だが、そんな時期に同社は「韓国のテレビドラマでチェキが偶然使われ、話題になった」ことを聞きつけた。これを受けて韓流スターを活用したプロダクトプレイスメント(映画や番組中で、特定の商品を使用させる広告手法)を仕掛けたところ、韓国内での販売が伸長。さらに中国の人気モデルがブログで「チェキを使っている」と紹介したことで、中国にも人気が波及した。
ちょっとレトロでおしゃれなカメラが生み出すカードサイズのプリントや、デジタルプリントとは違うインスタント特有の柔らかな画質が、デジタル化が進む中にあって若い女性を中心に評判となっていたのだ。

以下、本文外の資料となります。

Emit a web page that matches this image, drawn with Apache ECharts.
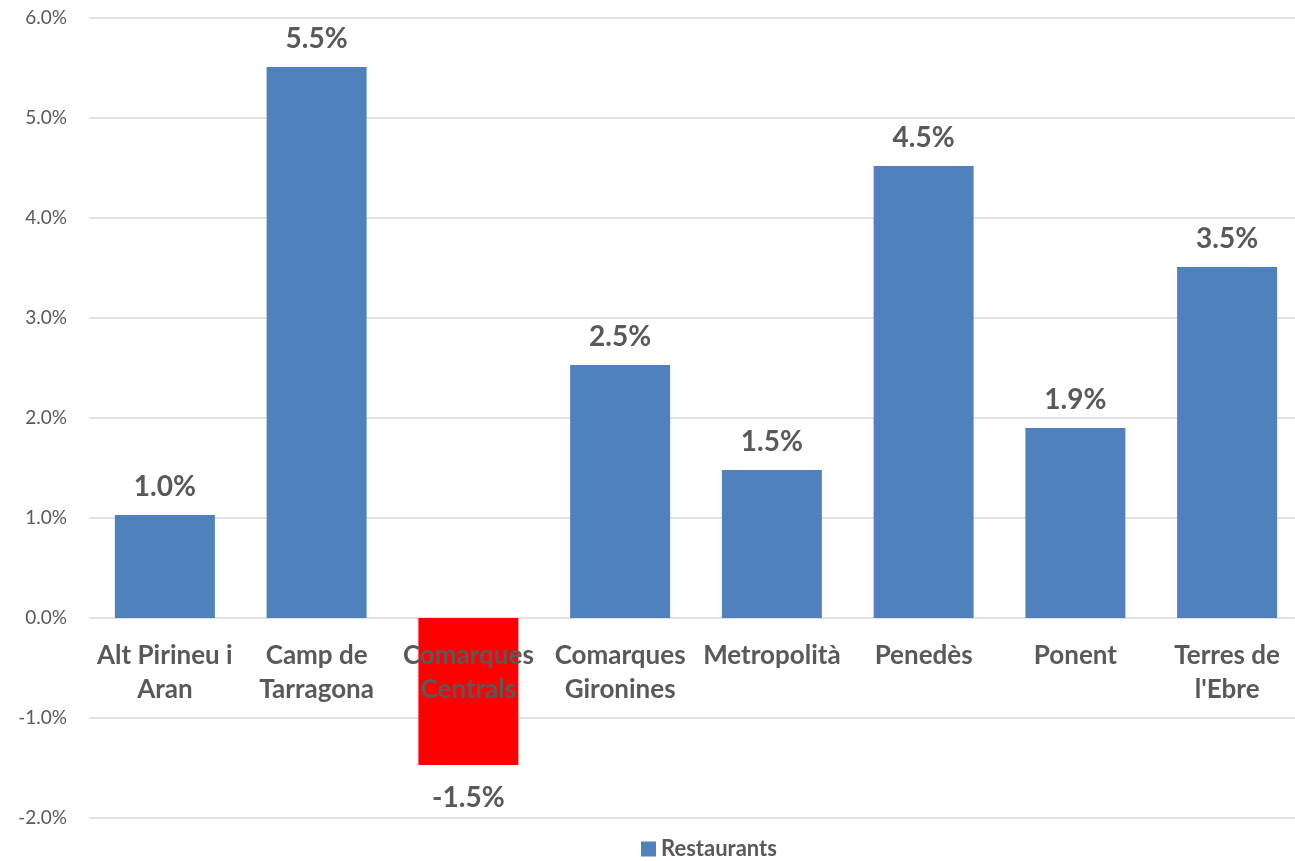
<!DOCTYPE html>
<html>
<head>
<meta charset="utf-8">
<script src="https://cdn.jsdelivr.net/npm/echarts@6/dist/echarts.min.js"></script>
<style>
  html, body { margin: 0; padding: 0; background: #fff; }
  #chart { width: 1295px; height: 861px; }
</style>
</head>
<body>
<div id="chart"></div>
<script>
const categories = ['Alt Pirineu i\nAran', 'Camp de\nTarragona', 'Comarques\nCentrals', 'Comarques\nGironines', 'Metropolità', 'Penedès', 'Ponent', "Terres de\nl'Ebre"];
const restaurants = [1.03, 5.51, -1.47, 2.53, 1.48, 4.52, 1.9, 3.51];
const yTicks = [-2, -1, 0, 1, 2, 3, 4, 5, 6];

const font = 'Lato, "Liberation Sans", sans-serif';
const textColor = '#595959';

const gridTop = 18, gridBottom = 43, chartHeight = 861;
const yMin = yTicks[0], yMax = yTicks[yTicks.length - 1];
const plotHeight = chartHeight - gridTop - gridBottom;
// move the category axis up to the zero line
const zeroOffset = -(0 - yMin) / (yMax - yMin) * plotHeight;

const chart = echarts.init(document.getElementById('chart'));
const option = {
    animation: false,
    textStyle: { fontFamily: font },
    grid: {
        top: gridTop,
        right: -8,
        bottom: gridBottom,
        left: 89,
        containLabel: false,
        outerBoundsMode: 'none'
    },
    legend: {
        bottom: -4,
        left: 636,
        icon: 'rect',
        itemWidth: 15,
        itemHeight: 15,
        itemGap: 8,
        formatter: '{b|{name}}',
        textStyle: {
            color: textColor,
            fontSize: 22,
            fontFamily: font,
            rich: { b: { color: textColor, fontSize: 22, fontWeight: 'bold', fontFamily: font } }
        }
    },
    xAxis: {
        type: 'category',
        data: categories,
        z: 10,
        position: 'bottom',
        offset: zeroOffset,
        axisLine: { show: false, onZero: false },
        axisTick: { show: false },
        axisLabel: {
            color: textColor,
            fontSize: 26,
            fontWeight: 'bold',
            fontFamily: font,
            lineHeight: 34,
            margin: 21,
            interval: 0
        }
    },
    yAxis: {
        type: 'value',
        min: yMin,
        max: yMax,
        interval: 1,
        axisLine: { show: false },
        axisTick: { show: false },
        axisLabel: {
            color: textColor,
            fontSize: 19,
            fontFamily: font,
            margin: 22,
            formatter: v => v.toFixed(1) + '%'
        },
        splitLine: { lineStyle: { color: '#d9d9d9', width: 1.5 } }
    },
    series: [{
        name: 'Restaurants',
        type: 'bar',
        barWidth: 100,
        itemStyle: { color: '#4f81bd' },
        label: {
            show: true,
            position: 'top',
            distance: 14,
            color: textColor,
            fontSize: 28,
            fontWeight: 'bold',
            fontFamily: font,
            formatter: p => p.value.toFixed(1) + '%'
        },
        data: restaurants.map(v => v < 0
            ? { value: v, itemStyle: { color: '#ff0000' }, label: { position: 'bottom', distance: 19 } }
            : v)
    }]
};

chart.setOption(option);
</script>
</body>
</html>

一方で、ライバルだったポラロイド社は08年に経営破たんした。競合が市場から退場した結果、同社は世界で唯一のインスタントカメラとフィルムを手がけるメーカーとなった。
海外市場の押し上げにより10年度の年間販売台数が87万台と復活し始めたチェキは、「世界で一番“カワイイ”カメラ」をコンセプトに商品リニューアルに取り組んだ。
そして12年、新製品として「“チェキ”instax mini 8」を発売した。使いやすい操作性はそのままに、撮影機能を充実させて女性ユーザーが好む、明るくソフトな雰囲気の写真が簡単に撮影できるのが特徴で、ホワイト、ブラックのほかにパステルカラーのピンク、ブルー、イエローの全5色を揃えた。さらに13年9月には最上位機種「“チェキ”instax mini 90 ネオクラシック」も投入。その後も新製品や人気キャラクターとのコラボ製品を相次いで投入するなど、同ブランドを活性化させてきた。
こうした手法も成果を上げた結果、チェキの年間販売台数は最も低迷した時期の30倍以上となった。ライバルが消えた結果として、ビジネス用語でいう「残存者利益」も手にした。
ちなみに、この現象はファクシミリ市場に似ている。ファクシミリも情報や連絡の受発信の主役から退き、専用機を販売するメーカーも少なくなったが、それでも根強く販売し、新商品を投入するメーカーには残存者利益をもたらしている。
●旧主力事業の遺産である「モノ」や「ヒト」も生きた
長年にわたり写真と向き合ってきた富士フイルムは、デジタル時代におけるインスタント写真の魅力を、「アナログならではの温かみのある画質」「撮影後すぐにプリントを手にできる」「世界に1枚しかないプレミア感」と解説する。それに加えて、「プリントして仲間に配ることでコミュニケーションが深まる」という副産物もある。
だが、なぜデジタル時代にアナログ商品を残すことができたのか。理由として考えられるのは、写真という創業以来の主力事業だったこと、そして余力のある大企業だったことだ。
余力のある大企業の場合、長年のドル箱だった主力事業が持つレガシー(遺産)は、外部の人がイメージする以上に大きい。それはキーテクノロジー(基盤技術)やキーマテリアル(基盤素材)といったモノであり、事業を支えてきた人材だ。こうした底力も同商品の再拡大を支えたといえよう。
再拡大期を迎えた今、同社がチェキシリーズで掲げる言葉も少しずつ変わってきた。12年9月に発表したニュースリリースでは「今後もお客様により楽しく豊かなフォトコミュニケーションを提案し続けていきます」だったのが、13年8月と14年10月に新機種や新色を追加投入した時には「チェキの魅力と共に『撮る、残す、飾る、そして贈る』という写真本来の価値を伝え続けていきます」と具体的になった。
商品シリーズの位置づけも、スマートフォン用プリンター「スマホ de チェキ」を発売し、ターゲットをスマホユーザーにも拡大したことで、「インスタントカメラ」から「インスタントフォトシステム」へと広がっている。
さまざまな業界でビジネス環境が一気に変わり、それまでの強みが弱みになる時代だが、逆に弱みと思われたことが強みになるケースもある。それは機能性とは違う情緒性だ。前述の「アナログならではの温かみ」は、そんな情緒性を象徴する言葉といえる。